RECORDED DATA ::
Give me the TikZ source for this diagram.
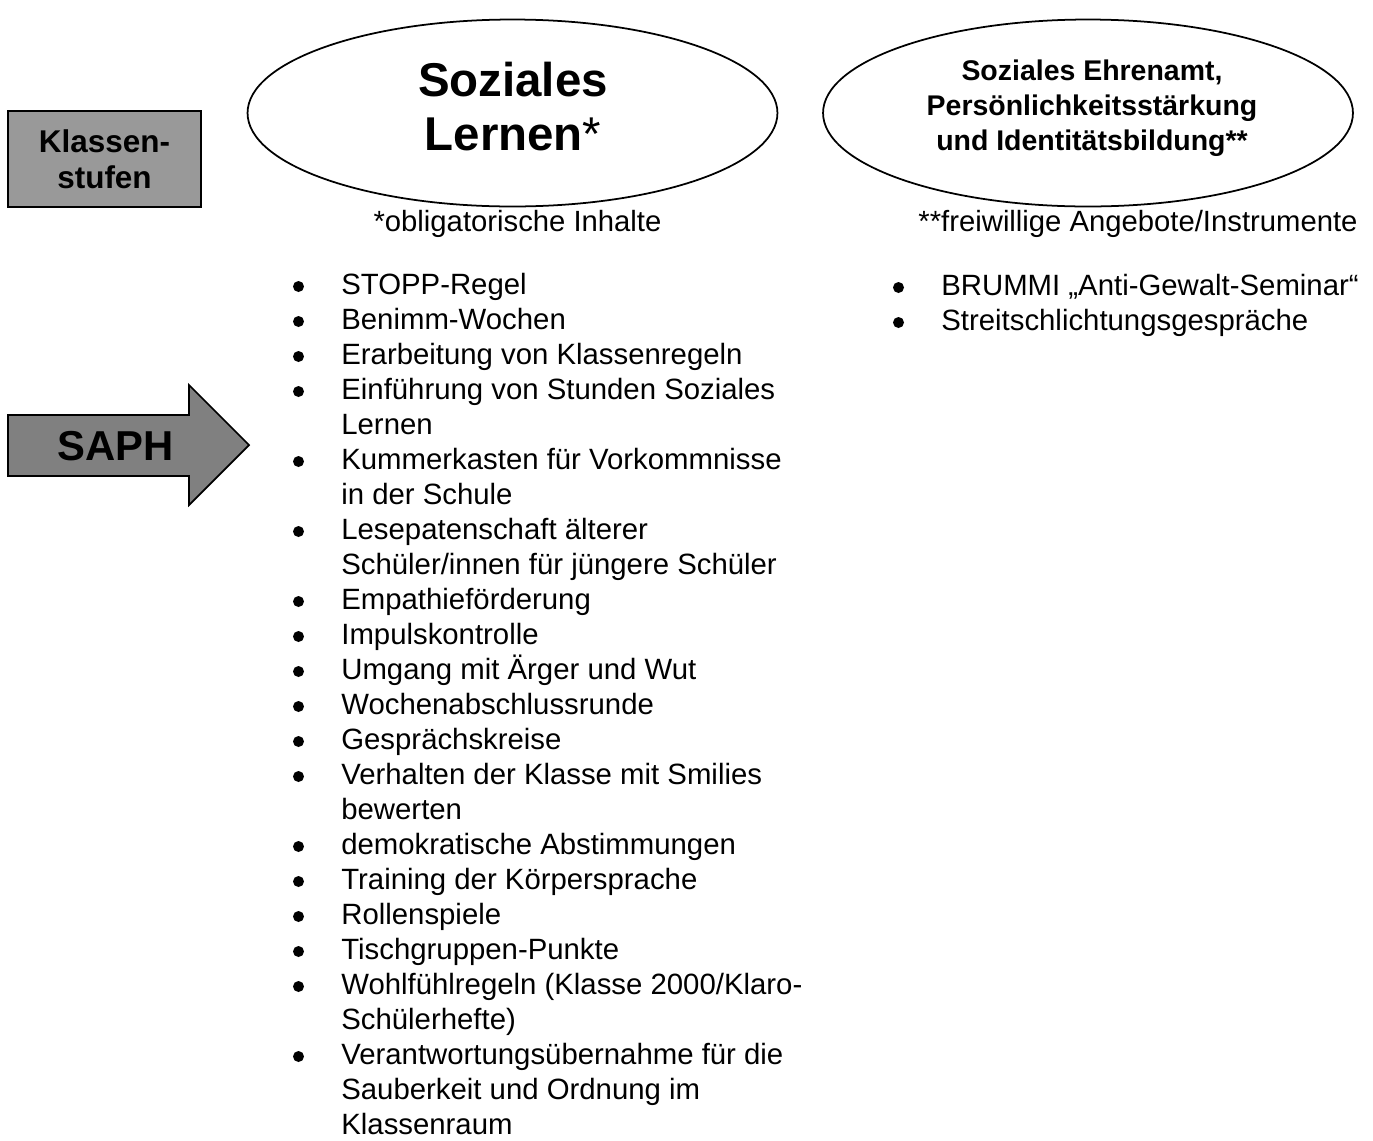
\documentclass[tikz,border=0pt]{standalone}
\usepackage{fontspec}
\setmainfont{Liberation Sans}
\usetikzlibrary{shapes}
\usetikzlibrary{positioning}
\definecolor{boxgray}{gray}{0.6}
\definecolor{arrowgray}{gray}{0.5}
\tikzset{
    oval/.style = {ellipse, line width=1pt, draw=black, minimum width=10.6cm, minimum height=3.74cm, inner sep=0pt},
    stufenbox/.style = {rectangle, line width=1.1pt, draw=black, fill=boxgray, minimum width=3.86cm, minimum height=1.92cm, align=center, font=\bfseries\fontsize{17.9}{20.5}\selectfont},
    pfeil/.style = {line width=1pt, draw=black, fill=arrowgray},
    bigtitle/.style = {align=center, inner sep=0pt, font=\bfseries\fontsize{27}{30.7}\selectfont},
    smalltitle/.style = {align=center, inner sep=0pt, font=\bfseries\fontsize{16.2}{19.9}\selectfont},
    saphtext/.style = {inner sep=0pt, font=\bfseries\fontsize{23.8}{28}\selectfont},
    note/.style = {anchor=base, inner sep=0pt, font=\fontsize{16.65}{19.9}\selectfont},
    listline/.style = {anchor=base west, inner sep=0pt, font=\fontsize{16.7}{19.9}\selectfont},
    listdot/.style = {circle, fill=black, inner sep=0pt, minimum size=0.22cm}
}

\begin{document}
\begin{tikzpicture}[x=0.02cm, y=-0.02cm]
\useasboundingbox (0,0) rectangle (1373,1140);

\node[oval] at (512.5, 113) (ov1) {};
\node[oval] at (1088, 113) (ov2) {};
\node[bigtitle] at (513, 107) (t1) {Soziales\\Lernen{\mdseries*}};
\node[smalltitle] at (1092, 108) (t2) {Soziales Ehrenamt,\\Persönlichkeitsstärkung\\und Identitätsbildung**};
\node[note] at (517.5, 231) (n1) {*obligatorische Inhalte};
\node[note] at (1138, 231) (n2) {**freiwillige Angebote/Instrumente};

\node[stufenbox] at (104.5, 159) (ks) {Klassen-\\stufen};
%
\draw[pfeil] (8,415) -- (189,415) -- (189,385) -- (249,445) -- (189,505) -- (189,476) -- (8,476) -- cycle;
\node[saphtext] at (116, 446) (saph) {SAPH};

% obligatorisch
\foreach \txt/\b [count=\i from 0] in {STOPP-Regel/1, Benimm-Wochen/1,
    Erarbeitung von Klassenregeln/1, Einführung von Stunden Soziales/1, Lernen/0,
    Kummerkasten für Vorkommnisse/1, in der Schule/0, Lesepatenschaft älterer/1,
    {Schüler/innen für jüngere Schüler}/0, Empathieförderung/1, Impulskontrolle/1,
    Umgang mit Ärger und Wut/1, Wochenabschlussrunde/1, Gesprächskreise/1,
    Verhalten der Klasse mit Smilies/1, bewerten/0, demokratische Abstimmungen/1,
    Training der Körpersprache/1, Rollenspiele/1, Tischgruppen-Punkte/1,
    {Wohlfühlregeln (Klasse 2000/Klaro-}/1, Schülerhefte)/0,
    Verantwortungsübernahme für die/1, Sauberkeit und Ordnung im/0, Klassenraum/0} {
  \node[listline] at (341, {294+35*\i}) (l\i) {\txt};
  \ifnum\b=1 \node[listdot] at (298.5, {286.5+35*\i}) (d\i) {}; \fi
}

% freiwillig
\node[listdot] at (898.5, 287.5) (rd0) {};
\node[listline] at (941, 295) (r0) {BRUMMI „Anti-Gewalt-Seminar“};
\node[listdot] at (898.5, 322.5) (rd1) {};
\node[listline] at (941, 330) (r1) {Streitschlichtungsgespräche};

\end{tikzpicture}
\end{document}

JOB :: Output the data above without changes, apart from leaving out the pictures.

ANSWER BELOW ::
Give me the TikZ source for this diagram.
\documentclass[tikz,border=0pt]{standalone}
\usepackage{fontspec}
\setmainfont{Liberation Sans}
\usetikzlibrary{shapes}
\usetikzlibrary{positioning}
\definecolor{boxgray}{gray}{0.6}
\definecolor{arrowgray}{gray}{0.5}
\tikzset{
    oval/.style = {ellipse, line width=1pt, draw=black, minimum width=10.6cm, minimum height=3.74cm, inner sep=0pt},
    stufenbox/.style = {rectangle, line width=1.1pt, draw=black, fill=boxgray, minimum width=3.86cm, minimum height=1.92cm, align=center, font=\bfseries\fontsize{17.9}{20.5}\selectfont},
    pfeil/.style = {line width=1pt, draw=black, fill=arrowgray},
    bigtitle/.style = {align=center, inner sep=0pt, font=\bfseries\fontsize{27}{30.7}\selectfont},
    smalltitle/.style = {align=center, inner sep=0pt, font=\bfseries\fontsize{16.2}{19.9}\selectfont},
    saphtext/.style = {inner sep=0pt, font=\bfseries\fontsize{23.8}{28}\selectfont},
    note/.style = {anchor=base, inner sep=0pt, font=\fontsize{16.65}{19.9}\selectfont},
    listline/.style = {anchor=base west, inner sep=0pt, font=\fontsize{16.7}{19.9}\selectfont},
    listdot/.style = {circle, fill=black, inner sep=0pt, minimum size=0.22cm}
}

\begin{document}
\begin{tikzpicture}[x=0.02cm, y=-0.02cm]
\useasboundingbox (0,0) rectangle (1373,1140);

\node[oval] at (512.5, 113) (ov1) {};
\node[oval] at (1088, 113) (ov2) {};
\node[bigtitle] at (513, 107) (t1) {Soziales\\Lernen{\mdseries*}};
\node[smalltitle] at (1092, 108) (t2) {Soziales Ehrenamt,\\Persönlichkeitsstärkung\\und Identitätsbildung**};
\node[note] at (517.5, 231) (n1) {*obligatorische Inhalte};
\node[note] at (1138, 231) (n2) {**freiwillige Angebote/Instrumente};

\node[stufenbox] at (104.5, 159) (ks) {Klassen-\\stufen};
%
\draw[pfeil] (8,415) -- (189,415) -- (189,385) -- (249,445) -- (189,505) -- (189,476) -- (8,476) -- cycle;
\node[saphtext] at (116, 446) (saph) {SAPH};

% obligatorisch
\foreach \txt/\b [count=\i from 0] in {STOPP-Regel/1, Benimm-Wochen/1,
    Erarbeitung von Klassenregeln/1, Einführung von Stunden Soziales/1, Lernen/0,
    Kummerkasten für Vorkommnisse/1, in der Schule/0, Lesepatenschaft älterer/1,
    {Schüler/innen für jüngere Schüler}/0, Empathieförderung/1, Impulskontrolle/1,
    Umgang mit Ärger und Wut/1, Wochenabschlussrunde/1, Gesprächskreise/1,
    Verhalten der Klasse mit Smilies/1, bewerten/0, demokratische Abstimmungen/1,
    Training der Körpersprache/1, Rollenspiele/1, Tischgruppen-Punkte/1,
    {Wohlfühlregeln (Klasse 2000/Klaro-}/1, Schülerhefte)/0,
    Verantwortungsübernahme für die/1, Sauberkeit und Ordnung im/0, Klassenraum/0} {
  \node[listline] at (341, {294+35*\i}) (l\i) {\txt};
  \ifnum\b=1 \node[listdot] at (298.5, {286.5+35*\i}) (d\i) {}; \fi
}

% freiwillig
\node[listdot] at (898.5, 287.5) (rd0) {};
\node[listline] at (941, 295) (r0) {BRUMMI „Anti-Gewalt-Seminar“};
\node[listdot] at (898.5, 322.5) (rd1) {};
\node[listline] at (941, 330) (r1) {Streitschlichtungsgespräche};

\end{tikzpicture}
\end{document}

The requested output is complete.